Michigan citizens and policy makers have come to realize just how serious the lack of competition in this market is for the future of the state. Michigan rates are among the highest in the Midwest. As a consequence, Michigan families are spending a large portion of their monthly earnings paying unnecessarily high electricity bills, meaning their overall standard of living suffers simply because they cannot choose among competing providers for service.

Equally as important is the toll exacted on Michigan’s commercial and industrial sector by unnecessarily high electricity rates. As the Michigan Jobs Commission has noted, "Michigan’s commercial and industrial electric rates are on average 15% higher than our competitor states." 1  And because electricity represents a sizable portion of the overhead costs associated with the production of many goods and services, high electricity costs unnecessarily raise the cost of doing business. In turn, the state’s overall business efficiency drops and prices are artificially forced up since the costs of higher commercial and industrial electricity are eventually passed on to consumers. This forces many businesses to ponder the relocation of their plants or facilities to states with more hospitable electricity rates and service. Of course, when such drastic actions are taken, job dislocations result as well.

It is ironic that such negative economic effects could result from price differences of a mere penny or two per kilowatt hour (kWh) in electricity prices. Yet, when tens of thousands to millions of kilowatt hours of power are being purchased, a penny or two can make all the difference in the world. Therefore, when examining Michigan’s rates relative to the rest of the Midwest region and to the nation as a whole, Michigan citizens and policy makers should be aware that the penny or two difference in per kWh prices is what causes their monthly bills to be so much higher than other states. As indicated by Chart 1, Michigan’s electricity rates are among the highest in the region and significantly higher than national averages for commercial and industrial users.

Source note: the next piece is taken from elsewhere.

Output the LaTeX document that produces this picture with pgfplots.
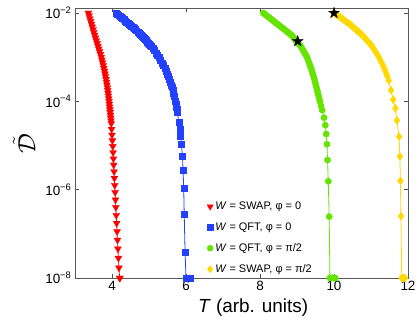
\documentclass[border=0pt]{standalone}
\usepackage{pgfplots}
\pgfplotsset{compat=1.18}
\usepackage{pgfplotstable}
\usepackage{fontspec}
\setmainfont{Liberation Sans}
\usetikzlibrary{plotmarks}

\definecolor{cred}{RGB}{255,0,0}
\definecolor{cblue}{RGB}{35,65,255}
\definecolor{cgreen}{RGB}{100,228,0}
\definecolor{cyellow}{RGB}{255,216,0}

\pgfdeclareplotmark{fivestar}{%
  \pgfpathmoveto{\pgfqpointpolar{90}{\pgfplotmarksize}}%
  \pgfpathlineto{\pgfqpointpolar{126}{0.382\pgfplotmarksize}}%
  \pgfpathlineto{\pgfqpointpolar{162}{\pgfplotmarksize}}%
  \pgfpathlineto{\pgfqpointpolar{198}{0.382\pgfplotmarksize}}%
  \pgfpathlineto{\pgfqpointpolar{234}{\pgfplotmarksize}}%
  \pgfpathlineto{\pgfqpointpolar{270}{0.382\pgfplotmarksize}}%
  \pgfpathlineto{\pgfqpointpolar{306}{\pgfplotmarksize}}%
  \pgfpathlineto{\pgfqpointpolar{342}{0.382\pgfplotmarksize}}%
  \pgfpathlineto{\pgfqpointpolar{18}{\pgfplotmarksize}}%
  \pgfpathlineto{\pgfqpointpolar{54}{0.382\pgfplotmarksize}}%
  \pgfpathclose
  \pgfusepathqfillstroke}

% T = time, L = log10 of the error
\pgfplotstableread{
T L
3.360 -2.0000
3.381 -2.0625
3.403 -2.125
3.424 -2.1875
3.445 -2.25
3.466 -2.3125
3.488 -2.375
3.509 -2.4375
3.530 -2.50
3.553 -2.5625
3.575 -2.625
3.598 -2.6875
3.620 -2.75
3.643 -2.8125
3.665 -2.875
3.688 -2.9375
3.710 -3.00
3.728 -3.0625
3.745 -3.125
3.763 -3.1875
3.780 -3.25
3.795 -3.3125
3.810 -3.375
3.825 -3.4375
3.840 -3.50
3.851 -3.5625
3.863 -3.625
3.874 -3.6875
3.885 -3.75
3.894 -3.8125
3.903 -3.875
3.911 -3.9375
3.920 -4.00
3.928 -4.0625
3.935 -4.125
3.943 -4.1875
3.950 -4.25
3.958 -4.3125
3.965 -4.375
3.973 -4.4375
3.980 -4.50
3.990 -4.63
4.001 -4.76
4.011 -4.89
4.021 -5.02
4.030 -5.16
4.038 -5.30
4.046 -5.44
4.055 -5.59
4.064 -5.74
4.074 -5.90
4.084 -6.06
4.094 -6.23
4.104 -6.40
4.115 -6.58
4.126 -6.76
4.137 -6.95
4.148 -7.14
4.160 -7.34
4.173 -7.55
4.188 -7.77
4.205 -8.00
4.215 -8.00
}\redtab

\pgfplotstableread{
T L
4.110 -2.00
4.145 -2.025
4.180 -2.05
4.215 -2.075
4.250 -2.10
4.285 -2.125
4.320 -2.15
4.355 -2.175
4.390 -2.20
4.425 -2.225
4.460 -2.25
4.494 -2.275
4.528 -2.30
4.562 -2.325
4.596 -2.35
4.630 -2.375
4.664 -2.40
4.698 -2.425
4.732 -2.45
4.766 -2.475
4.800 -2.50
4.827 -2.525
4.854 -2.55
4.881 -2.575
4.908 -2.60
4.935 -2.625
4.962 -2.65
4.989 -2.675
5.016 -2.70
5.043 -2.725
5.070 -2.75
5.110 -2.80
5.150 -2.85
5.190 -2.90
5.230 -2.95
5.270 -3.00
5.310 -3.0625
5.350 -3.125
5.390 -3.1875
5.430 -3.25
5.460 -3.3125
5.490 -3.375
5.520 -3.4375
5.550 -3.50
5.573 -3.5625
5.595 -3.625
5.618 -3.6875
5.640 -3.75
5.658 -3.8125
5.675 -3.875
5.693 -3.9375
5.710 -4.00
5.724 -4.0625
5.738 -4.125
5.751 -4.1875
5.765 -4.25
5.805 -4.47
5.829 -4.62
5.855 -4.79
5.876 -4.97
5.905 -5.24
5.920 -5.55
5.938 -5.96
5.952 -6.56
5.975 -7.41
6.000 -8.00
6.020 -8.00
6.040 -8.00
6.060 -8.00
6.080 -8.00
6.100 -8.00
6.120 -8.00
}\bluetab

\pgfplotstableread{
T L
8.090 -2.00
8.128 -2.025
8.166 -2.05
8.204 -2.075
8.242 -2.10
8.280 -2.125
8.318 -2.15
8.356 -2.175
8.394 -2.20
8.432 -2.225
8.470 -2.25
8.508 -2.275
8.546 -2.30
8.584 -2.325
8.622 -2.35
8.660 -2.375
8.698 -2.40
8.736 -2.425
8.774 -2.45
8.812 -2.475
8.850 -2.50
8.875 -2.525
8.900 -2.55
8.925 -2.575
8.950 -2.60
8.975 -2.625
9.000 -2.65
9.025 -2.675
9.050 -2.70
9.075 -2.725
9.100 -2.75
9.134 -2.80
9.168 -2.85
9.202 -2.90
9.236 -2.95
9.270 -3.00
9.298 -3.0625
9.325 -3.125
9.353 -3.1875
9.380 -3.25
9.403 -3.3125
9.425 -3.375
9.448 -3.4375
9.470 -3.50
9.489 -3.5625
9.508 -3.625
9.526 -3.6875
9.545 -3.75
9.564 -3.8125
9.583 -3.875
9.601 -3.9375
9.620 -4.00
9.650 -4.10
9.680 -4.20
9.730 -4.37
9.765 -4.54
9.790 -4.74
9.810 -4.97
9.825 -5.33
9.845 -5.81
9.870 -6.61
9.890 -8.00
9.920 -8.00
9.950 -8.00
9.980 -8.00
10.010 -8.00
10.030 -8.00
}\greentab

\pgfplotstableread{
T L
10.010 -2.00
10.051 -2.025
10.092 -2.05
10.133 -2.075
10.174 -2.10
10.215 -2.125
10.256 -2.15
10.297 -2.175
10.338 -2.20
10.379 -2.225
10.420 -2.25
10.454 -2.275
10.488 -2.30
10.522 -2.325
10.556 -2.35
10.590 -2.375
10.624 -2.40
10.658 -2.425
10.692 -2.45
10.726 -2.475
10.760 -2.50
10.787 -2.525
10.814 -2.55
10.841 -2.575
10.868 -2.60
10.895 -2.625
10.922 -2.65
10.949 -2.675
10.976 -2.70
11.003 -2.725
11.030 -2.75
11.066 -2.80
11.102 -2.85
11.138 -2.90
11.174 -2.95
11.210 -3.00
11.248 -3.0625
11.285 -3.125
11.323 -3.1875
11.360 -3.25
11.388 -3.3125
11.415 -3.375
11.443 -3.4375
11.480 -3.53
11.540 -3.75
11.600 -3.96
11.660 -4.16
11.700 -4.43
11.760 -4.80
11.780 -5.25
11.795 -5.80
11.810 -6.60
11.830 -8.00
11.860 -8.00
11.890 -8.00
11.920 -8.00
}\yellowtab

\pgfplotstableread{
T L
9.02 -2.64
10.00 -2.00
}\startab

\begin{document}
\begin{tikzpicture}
\begin{axis}[
  name=ax,
  width=333bp, height=269.7bp, scale only axis,
  xmin=3, xmax=12, ymin=1e-8, ymax=0.01276,
  ymode=log,
  xtick={4,6,8,10,12},
  ytick={1e-8,1e-6,1e-4,1e-2},
  yticklabels={10\textsuperscript{−8},10\textsuperscript{−6},10\textsuperscript{−4},10\textsuperscript{−2}},
  yminorticks=false,
  tick align=inside,
  xtick pos=both, ytick pos=both,
  major tick length=4bp,
  axis line style={black!65},
  every tick/.style={black!70},
  tick label style={font=\fontsize{13.5}{13.5}\selectfont},
  /pgf/number format/assume math mode=true,
  xlabel={\textit{T} (arb. units)},
  xlabel style={font=\fontsize{19}{19}\selectfont, at={(axis description cs:0.535,0)}, anchor=north, inner sep=0pt, yshift=-21bp},
  ylabel={$\tilde{\mathcal{D}}$},
  ylabel style={font=\fontsize{24}{24}\selectfont, at={(axis description cs:-0.153,0.5)}, anchor=center},
  clip=false,
  legend cell align=left,
  legend style={at={(0.396,0.290)}, anchor=north west, draw=none, fill=none, inner sep=0pt,
    font=\fontsize{11}{11}\selectfont, row sep=7.6bp},
  legend image code/.code={\draw[mark repeat=2,mark phase=2,#1] plot coordinates {(0cm,0cm)(0.15cm,0cm)(0.3cm,0cm)};},
]
\addlegendimage{only marks, mark=triangle*, mark size=3.6pt, mark options={rotate=180, fill=cred, draw=cred}}
\addlegendentry{\textit{W} = SWAP, φ = 0}
\addlegendimage{only marks, mark=square*, mark size=2.8pt, mark options={fill=cblue, draw=cblue}}
\addlegendentry{\textit{W} = QFT, φ = 0}
\addlegendimage{only marks, mark=*, mark size=3pt, mark options={fill=cgreen, draw=cgreen}}
\addlegendentry{\textit{W} = QFT, φ = π/2}
\addlegendimage{only marks, mark=diamond*, mark size=3.6pt, mark options={fill=cyellow, draw=cyellow}}
\addlegendentry{\textit{W} = SWAP, φ = π/2}

\addplot[forget plot, cred, line width=0.8pt, mark=triangle*, mark size=4pt, mark options={rotate=180, fill=cred, draw=cred, line width=0.3pt}]
  table[x=T, y expr={10^(\thisrow{L})}] {\redtab};
\addplot[forget plot, cblue, line width=0.8pt, mark=square*, mark size=3pt, mark options={fill=cblue, draw=cblue, line width=0.3pt}]
  table[x=T, y expr={10^(\thisrow{L})}] {\bluetab};
\addplot[forget plot, cgreen, line width=0.8pt, mark=*, mark size=3.2pt, mark options={fill=cgreen, draw=cgreen, line width=0.3pt}]
  table[x=T, y expr={10^(\thisrow{L})}] {\greentab};
\addplot[forget plot, cyellow, line width=0.8pt, mark=diamond*, mark size=4pt, mark options={fill=cyellow, draw=cyellow, line width=0.3pt}]
  table[x=T, y expr={10^(\thisrow{L})}] {\yellowtab};
\addplot[forget plot, only marks, mark=fivestar, mark size=5.8pt, mark options={fill=black, draw=black, line width=0.3pt}]
  table[x=T, y expr={10^(\thisrow{L})}] {\startab};
\end{axis}
\pgfresetboundingbox
\path[use as bounding box] ([shift={(-75bp,-43bp)}]ax.south west) rectangle ([shift={(11bp,8.3bp)}]ax.north east);
\end{tikzpicture}
\end{document}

If this situation is not remedied, the results could be serious for Michigan citizens. As Governor John Engler has noted, "Given Michigan’s disproportionate share of energy intensive industries, actions to reduce energy costs must be undertaken to ensure our State’s future economic competitiveness." 2  If such actions are not pursued, all customer classes will continue to pay unnecessarily power prices and the economic and employment base of the state may be placed at risk.